Sempre que vejo
o anúncio de mais uma reportagem "Global" mostrando o que muda e o
que não muda na relação dos patrões com as empregadas domésticas a partir da
nova legislação trabalhista aprovada pelo congresso nacional, chego à mais pura
e simples conclusão: estamos diante da reação nervosa de uma casta de valores
escravocratas. Toda essa insistência para explicar tuuuuddddooo o que mudou
nada mais é do que um profundo desejo de que naaaaaddddaaaa mude. Usando a
lógica do cansaço, deseja-se que a lei morra prematura. Afinal, quantas não
foram as leis que “não pegaram” no Brasil? A Lei Áurea é seria um bom e
oportuno exemplo, né?
As elites sempre
estabeleceram com suas serviçais da "casa grande" uma pseudorelação
de familiaridade, a qual só serviu para domesticá-las e impedir-lhes que
lutassem por um mínimo de dignidade no seu local de trabalho. Humilhadas pelas
patroas, estupradas pelos patrões, as escravas do lar aguentaram caladas todas
as humilhações. Não foram raras as que nasceram e morreram achando que tudo
isso era natural. Ontem, sobravam os troncos, ferros e açoites; hoje, faltam
condições dignas para exercer sua atividade, faltam direitos elementares para o
trabalhador e para a pessoa humana e faltam remunerações justas e adequadas.
A classe média,
por sua vez, engrossa o coro dos descontentes. Claro! Como que uma pessoa que
trabalha para mim pode requerer os mesmos direitos que eu cobro do meu patrão?
Que petulância! Quer dizer que somos iguais agora? Pois é: soco no estômago! Essa
pequeno-burguesia ainda ontem batia no peito dizendo que era um horror chamar a
Creusa de empregada: aqui em casa ela é nossa secretária. Dois dias depois, a
patroa sente a punhalada nas costas e, enquanto a autora do golpe fatal limpa o
sangue da carteira de trabalho, a moribunda ainda tem tempo de olhar a
assassina nos olhos e dizer: “Até tu, Creusa?!”.
Fico pensando em
como Monteiro Lobato receberia a notícia da mudança dessa relação de trabalho. Será
que ele aceitaria que aquela negra ignorante se virasse para a Dona Benta e
pedisse a sua parte da grana da vendo do livro de receitas? Pois é, porque eu
não me lembro de ter lido nada sobre aquela velha fritando um ovo sequer.
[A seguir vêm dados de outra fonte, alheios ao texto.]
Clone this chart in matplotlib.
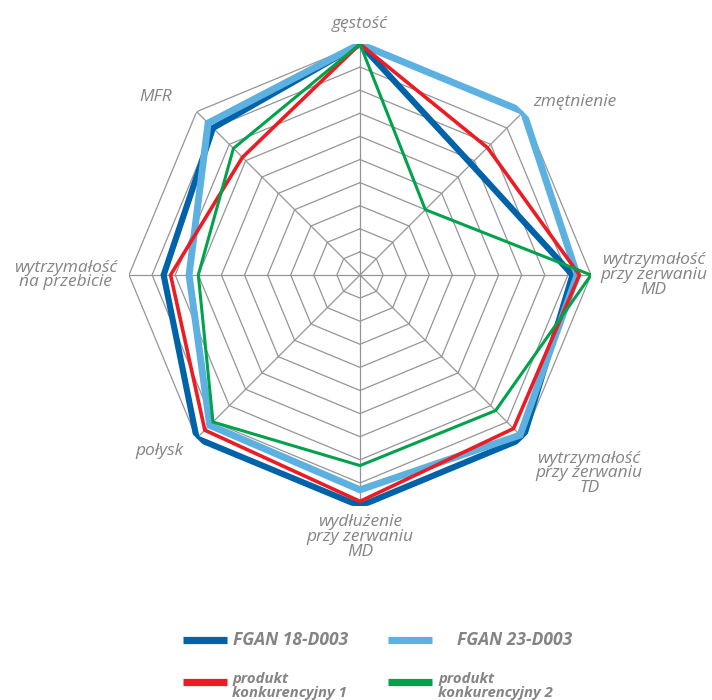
import numpy as np
import matplotlib
matplotlib.use("Agg")
import matplotlib.pyplot as plt
from matplotlib.lines import Line2D

# --------------------------------------------------------
# Data (scale 0-10, clockwise from the top)
# --------------------------------------------------------

categories = [
    "gęstość",
    "zmętnienie",
    "wytrzymałość\nprzy zerwaniu\nMD",
    "wytrzymałość\nprzy zerwaniu\nTD",
    "wydłużenie\nprzy zerwaniu\nMD",
    "połysk",
    "wytrzymałość\nna przebicie",
    "MFR",
]

fgan_18 = [10, 6.8, 9.2, 10, 10, 10, 8.5, 9.0]
fgan_23 = [10, 10, 9.4, 9.8, 9.3, 9.2, 7.4, 9.3]
konk_1 = [10, 7.8, 9.5, 9.4, 9.8, 9.5, 8.2, 7.2]
konk_2 = [10, 4.0, 10, 8.3, 8.25, 9.0, 7.0, 7.75]

series_names = ["FGAN 18-D003", "FGAN 23-D003",
                "produkt\nkonkurencyjny 1", "produkt\nkonkurencyjny 2"]

levels = list(range(1, 11))

# --------------------------------------------------------
# Styles
# --------------------------------------------------------

DARK_BLUE = "#0062a9"
LIGHT_BLUE = "#5cb1e1"
RED = "#ec1c24"
GREEN = "#00a24b"
GRID = "#959595"
TEXT = "#848484"

FONT = "Open Sans"

fig = plt.figure(figsize=(7.12, 7.0), dpi=100)
ax = fig.add_axes([129 / 712, 194 / 700, 462 / 712, 462 / 700], projection="polar")
ax.set_theta_zero_location("N")
ax.set_theta_direction(-1)
ax.set_ylim(0, 10)
ax.axis("off")

n = len(categories)
angles = np.linspace(0, 2 * np.pi, n, endpoint=False)
closed = np.append(angles, angles[0])

# octagon grid
for lv in levels:
    ax.plot(closed, [lv] * (n + 1), color=GRID, lw=0.9, zorder=1)
for a in angles:
    ax.plot([a, a], [0, 10], color=GRID, lw=0.9, zorder=1)

# series
styles = [
    (fgan_18, DARK_BLUE, 4.4),
    (fgan_23, LIGHT_BLUE, 5.0),
    (konk_1, RED, 2.6),
    (konk_2, GREEN, 2.2),
]
for i, (vals, col, lw) in enumerate(styles):
    ax.plot(closed, vals + vals[:1], color=col, lw=lw,
            solid_joinstyle="miter", zorder=2 + i)

# axis labels
lab_kw = dict(color=TEXT, fontsize=12.5, style="italic", family=FONT,
              multialignment="center", linespacing=0.9)
label_pos = [
    (0, 10.85, "center", "center"),
    (45, 10.6, "left", "center"),
    (90, 10.4, "left", "center"),
    (135, 10.75, "left", "top"),
    (180, 10.35, "center", "top"),
    (225, 10.8, "right", "center"),
    (270, 10.5, "right", "center"),
    (313.4, 11.2, "right", "center"),
]
for (deg, r, ha, va), txt in zip(label_pos, categories):
    ax.text(np.deg2rad(deg), r, txt, ha=ha, va=va, **lab_kw)

# --------------------------------------------------------
# Legend (drawn by hand, two rows)
# --------------------------------------------------------

leg_colors = [DARK_BLUE, LIGHT_BLUE, RED, GREEN]
leg_lines = [(183, 640), (388, 640), (183, 682), (388, 682)]
leg_text = [(233, 640, 12.5), (457, 640, 12.5), (232, 686, 10.7), (438, 686, 10.7)]

for col, (x0, y0) in zip(leg_colors, leg_lines):
    fig.add_artist(Line2D([x0 / 712, (x0 + 44) / 712], [1 - y0 / 700, 1 - y0 / 700],
                          color=col, lw=5.2, solid_capstyle="butt",
                          transform=fig.transFigure))

for name, (x0, y0, fs) in zip(series_names, leg_text):
    fig.text(x0 / 712, 1 - y0 / 700, name, color=TEXT, fontsize=fs,
             style="italic", weight="bold", family=FONT,
             ha="left", va="center", linespacing=1.05)

fig.savefig("out.png", dpi=100, facecolor="white")
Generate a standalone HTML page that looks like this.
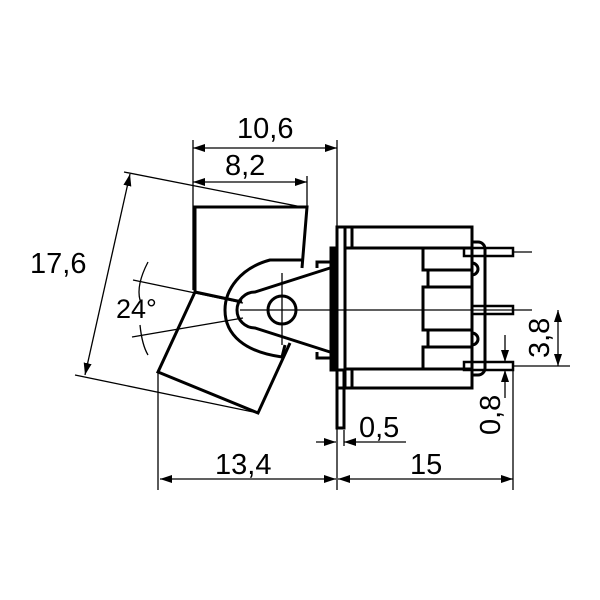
<!DOCTYPE html>
<html><head><meta charset="utf-8"><style>
html,body{margin:0;padding:0;background:#fff;}
svg{display:block;}
text{font-family:"Liberation Sans",sans-serif;font-size:29px;fill:#000;}
</style></head><body>
<svg width="600" height="600" viewBox="0 0 600 600" xmlns="http://www.w3.org/2000/svg">
<defs>
<marker id="a" viewBox="0 0 12 8" refX="12" refY="4" markerWidth="12" markerHeight="8" markerUnits="userSpaceOnUse" orient="auto-start-reverse"><path d="M0,0 L12,4 L0,8 Z" fill="#000"/></marker>
</defs>
<g fill="none" stroke="#000">
<!-- dimension lines thin -->
<g stroke-width="1.3">
<line x1="193" y1="140" x2="193" y2="290"/>
<line x1="337" y1="140" x2="337" y2="230"/>
<line x1="193" y1="148" x2="337" y2="148" marker-start="url(#a)" marker-end="url(#a)"/>
<line x1="307" y1="176" x2="307" y2="207"/>
<line x1="193" y1="182" x2="307" y2="182" marker-start="url(#a)" marker-end="url(#a)"/>
<line x1="124" y1="172" x2="302" y2="207"/>
<line x1="75" y1="375" x2="258" y2="413"/>
<line x1="130" y1="174" x2="85" y2="375" marker-start="url(#a)" marker-end="url(#a)"/>
<line x1="133" y1="280" x2="243" y2="303"/>
<line x1="132" y1="337" x2="243" y2="318"/>
<path d="M148,262 Q136,285 140,300"/>
<path d="M140,325 Q142,345 148,355"/>
<line x1="240" y1="310" x2="532" y2="310"/>
<line x1="282" y1="273" x2="282" y2="345"/>
<line x1="158" y1="372" x2="158" y2="490"/>
<line x1="337" y1="428" x2="337" y2="490"/>
<line x1="513" y1="370" x2="513" y2="490"/>
<line x1="160" y1="479" x2="336" y2="479" marker-start="url(#a)" marker-end="url(#a)"/>
<line x1="338" y1="479" x2="513" y2="479" marker-start="url(#a)" marker-end="url(#a)"/>
<line x1="316" y1="442" x2="336" y2="442" marker-end="url(#a)"/>
<line x1="406" y1="442" x2="344" y2="442" marker-end="url(#a)"/>
<line x1="344" y1="430" x2="344" y2="446"/>
<line x1="513" y1="252" x2="532" y2="252"/>
<line x1="513" y1="366" x2="570" y2="366"/>
<line x1="558" y1="310" x2="558" y2="366" marker-start="url(#a)" marker-end="url(#a)"/>
<line x1="505" y1="335" x2="505" y2="362" marker-end="url(#a)"/>
<line x1="505" y1="398" x2="505" y2="370" marker-end="url(#a)"/>
</g>
<!-- lever -->
<g stroke-width="3" stroke-linejoin="miter">
<path d="M195,292 L195,207 L307,207 L302,268"/>
<path d="M195,292 L242,302"/>
<path d="M195,292 L158,372 L258,413 L290,343"/>
<path d="M302,260 L270,260 C240,268 225,290 225,310 C225,335 245,352 282,357 L285,345"/>
<path d="M330,268 L255,292 A18,18 0 0 0 255,328 L330,352"/>
<circle cx="282" cy="310" r="14"/>
<path d="M317,268 L317,262 L330,262"/>
<path d="M317,352 L317,358 L330,358"/>
<rect x="331" y="248" width="4" height="122" fill="#000"/>
<!-- body -->
<rect x="337" y="227" width="135" height="161"/>
<rect x="337" y="370" width="7" height="58"/>
<line x1="345" y1="227" x2="345" y2="388"/>
<line x1="352" y1="227" x2="352" y2="248"/>
<line x1="352" y1="369" x2="352" y2="388"/>
<line x1="345" y1="248" x2="472" y2="248"/>
<line x1="345" y1="369" x2="472" y2="369"/>
<path d="M423,248 L423,270 L428,270 L428,287 L423,287 L423,330 L428,330 L428,347 L423,347 L423,369"/>
<line x1="428" y1="270" x2="472" y2="270"/>
<line x1="423" y1="287" x2="472" y2="287"/>
<line x1="423" y1="330" x2="472" y2="330"/>
<line x1="428" y1="347" x2="472" y2="347"/>
<path d="M472,242 L478,242 A7,7 0 0 1 485,249 L485,368 A7,7 0 0 1 478,375 L472,375"/>
<path d="M472,263 A6,6 0 0 1 472,275"/>
<path d="M472,333 A6,6 0 0 1 472,345"/>
</g>
<g stroke-width="2.5">
<rect x="464" y="248" width="49" height="8"/>
<rect x="472" y="306" width="41" height="8"/>
<rect x="464" y="362" width="49" height="8"/>
</g>
</g>
<text x="237" y="138">10,6</text>
<text x="225" y="175">8,2</text>
<text x="30" y="273">17,6</text>
<text x="116" y="318" style="font-size:27px">24°</text>
<text x="215" y="474">13,4</text>
<text x="410" y="474">15</text>
<text x="359" y="437">0,5</text>
<text transform="translate(549,358) rotate(-90)">3,8</text>
<text transform="translate(500,435) rotate(-90)">0,8</text>
</svg>
</body></html>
Diga-se de passagem, ela sempre foi a maior historinha. A pobre da Tia Nastácia
é que ficava com o umbigo o dia todo no fogão e sendo perturbada por aqueles
viciados em pó de pirilimpimpim. Dona Benta, por sua vez, como uma grande
matriarca das famílias brasileiras, proclamava em alto e bom tom o princípio
igualitário nacional: “Não quero que trate Nastácia desse modo. Todos aqui
sabem que ela é preta só por fora!”.
Márcio Hilário
11-04-2013
Excelente colocação mestre, infelizmente -depois do paradeiro do casal Bruna Marquezine e Neymar- o assunto com mais repercussão nos meios de comunicação é os novos direitos da empregada doméstica. Repercussões essas, ainda que indiretamente, sofrem fortes indagações críticas da sociedade "melhor sucedida", ratificando a visão preconceituosa dessas classes com às de "menor expressão" caracterizando a famosa e conhecida desigualdade social.